How to Disclose AI Use in your Entries
AI tools are increasingly used in creative workflows. To keep portfolios credible for students, schools, judges, and recruiters, The Rookies requires clear and consistent disclosure when AI is used in a contest entry.
These guidelines explain when disclosure is required, what is allowed, what is not allowed, and how to disclose AI use correctly.
When AI disclosure is required
You must disclose AI use if AI tools were used in any meaningful way during the creation of an entry. This includes (but is not limited to):
- Concept or idea generation
- Visual exploration or reference generation
- Image, texture, or asset generation
- Animation, rigging, scripting, or code assistance
- Layout, composition, or structural decisions influenced by AI output
If AI influenced the creative outcome, disclosure is required.
If you are unsure whether disclosure is needed, disclose.
Allowed use of AI (with disclosure)
AI may be used as a supporting tool, provided the final work clearly represents your own skills.
Allowed examples include:
- Using AI for early concept exploration or ideation
- Generating reference images or mood exploration
- Using AI-generated material as a starting point that is heavily modified or rebuilt
- Using AI internally for planning, notes, or problem-solving that does not directly affect the final creative output
In all cases, the role of AI must be clearly disclosed.
Not allowed
The following are not permitted as part of Rookie Awards entries, even if disclosed:
- Direct uploads of AI-generated images or artwork as final output
- Entries where AI performed most of the execution
- Prompt-only or minimally edited AI outputs
- Presenting AI-generated work as manual or technical skill
- Omitting disclosure to misrepresent authorship
If AI is responsible for the majority of the final result, the work does not meet portfolio standards.
How to disclose AI use
Disclosure must be clear, specific, and easy to understand.
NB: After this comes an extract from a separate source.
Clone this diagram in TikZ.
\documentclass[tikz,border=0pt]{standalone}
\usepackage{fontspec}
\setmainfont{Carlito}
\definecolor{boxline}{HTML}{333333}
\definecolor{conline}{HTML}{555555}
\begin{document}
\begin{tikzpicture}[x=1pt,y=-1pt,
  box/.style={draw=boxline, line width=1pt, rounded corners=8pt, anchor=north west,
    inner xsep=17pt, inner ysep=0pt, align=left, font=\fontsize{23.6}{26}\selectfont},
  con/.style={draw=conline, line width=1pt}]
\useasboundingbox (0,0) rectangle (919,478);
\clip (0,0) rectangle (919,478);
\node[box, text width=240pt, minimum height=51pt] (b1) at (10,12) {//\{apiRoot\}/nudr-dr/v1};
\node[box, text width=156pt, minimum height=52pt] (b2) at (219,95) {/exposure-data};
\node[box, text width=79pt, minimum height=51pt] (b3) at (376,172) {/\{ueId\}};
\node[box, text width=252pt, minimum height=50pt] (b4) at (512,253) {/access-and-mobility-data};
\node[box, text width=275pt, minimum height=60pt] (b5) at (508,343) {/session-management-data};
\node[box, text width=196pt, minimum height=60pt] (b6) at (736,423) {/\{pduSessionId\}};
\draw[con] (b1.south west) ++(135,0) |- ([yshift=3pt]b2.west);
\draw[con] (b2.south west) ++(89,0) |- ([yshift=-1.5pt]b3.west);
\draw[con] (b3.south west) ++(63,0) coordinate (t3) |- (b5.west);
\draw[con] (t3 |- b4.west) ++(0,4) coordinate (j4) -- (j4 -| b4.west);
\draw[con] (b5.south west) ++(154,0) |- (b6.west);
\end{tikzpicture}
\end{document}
Include a short disclosure in your entries description under a heading such as AI Disclosure or Tools & Process.
Good disclosure examples:
- “AI tools were used during early concept exploration to generate visual references. All final assets were created manually.”
- “AI was used to generate a base texture, which was then fully repainted and modified by hand.”
Poor disclosure examples:
- “AI-assisted”
- “Used AI a bit”
- No disclosure
Why disclosure matters
Clear AI disclosure helps:
- Students accurately represent their skills
- Judges assess work fairly
- Recruiters trust portfolios on the platform
These standards exist to protect everyone using The Rookies.
Verification and enforcement
The Rookies does not actively hunt for AI use or assume bad intent.
However, we may:
- Request clarification about AI usage
- Ask for process work or breakdowns
- Review or remove entries with unclear or misleading disclosure
- Disqualify contest entries where AI use violates the rules
Failure to disclose meaningful AI use may result in entry removal or contest disqualification.